There have been many rumors about vaccines floating around for decades. This book examines how the issues surrounding vaccine hesitancy are, more than anything, about people feeling left out of the conversation. It goes on to discuss different types of vaccine hesitancy and the social factors that keep them around.
Do vaccines cause autism, asthma, or diabetes? Get straight, science-based answers to questions about the safety of vaccines. This is a great read for anyone who has concerns about vaccines.
In this book, Paul A. Offit and Charlotte A. Moser answer questions about the science and safety of modern vaccines. They talk about how vaccines work, how they are made, and how they are tested. It also separates the real risks of vaccines from those that have no basis.
It is no secret that the COVID-19 pandemic has disproportionately affected poorer communities. Dr. Peter Hotez, dean of the National School of Tropical Medicine at Baylor College of Medicine, provides an essential look at the global issue of health and poverty through the lens of COVID-19. He introduces the idea of “blue marble health,” which asserts that poor people living in wealthy countries account for most of the world’s poverty-related illness. This is a great, timely read for anyone interested in the impacts of COVID-19 on global health.
How will the world use science and cooperation to prevent another pandemic after COVID-19? Dr. Peter Hotez argues that we can—and must—rely on vaccine diplomacy to address this new world order in disease and global health. He reinforces the need for public communication around the urgent need to embracing science during troubled times.
Want to learn more about the 1918 flu pandemic?

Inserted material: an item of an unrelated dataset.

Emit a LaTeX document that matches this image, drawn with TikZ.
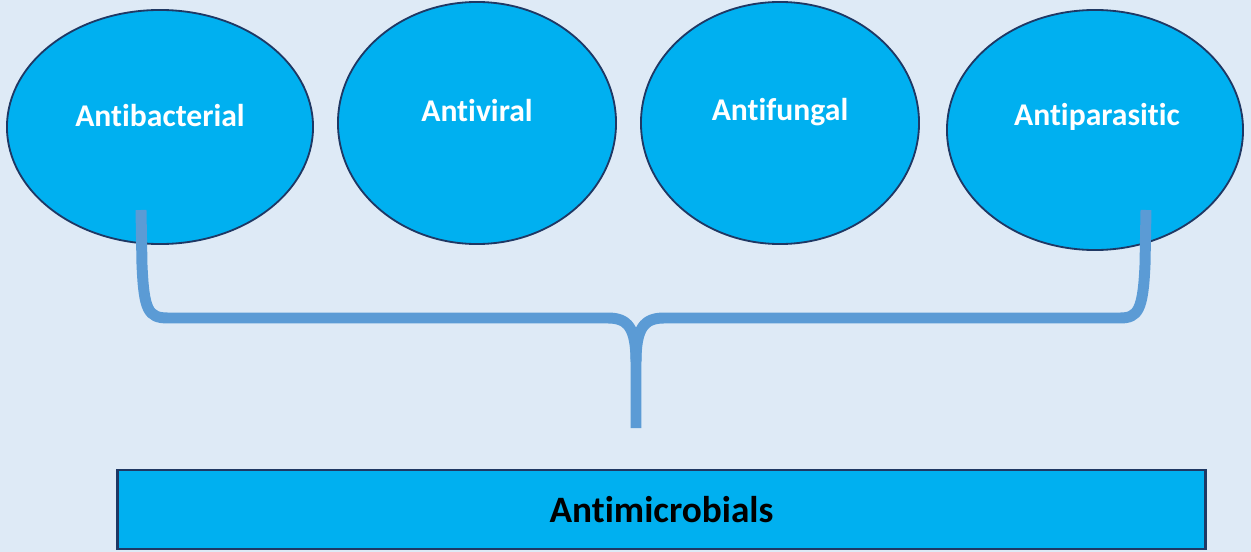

This book provides extensive information about one of the worst pandemics in history. Barry places the pandemic against the background of American history (WWI) and within the context of the history of medicine.
The 2-hour romance/drama film tells the story of British polio survivor Robin Cavendish, played by Andrew Garfield, who contracted the disease in Kenya in 1958. It is available on Hulu and Amazon Prime.
Middle Ground consists of conversations where people are usually extremely divided. Watch the 14-minute Pro-Vaccine vs Anti-Vaccine: Should Your Kids Get Vaccinated? discussion between groups of people who are pro- and anti-vaccine.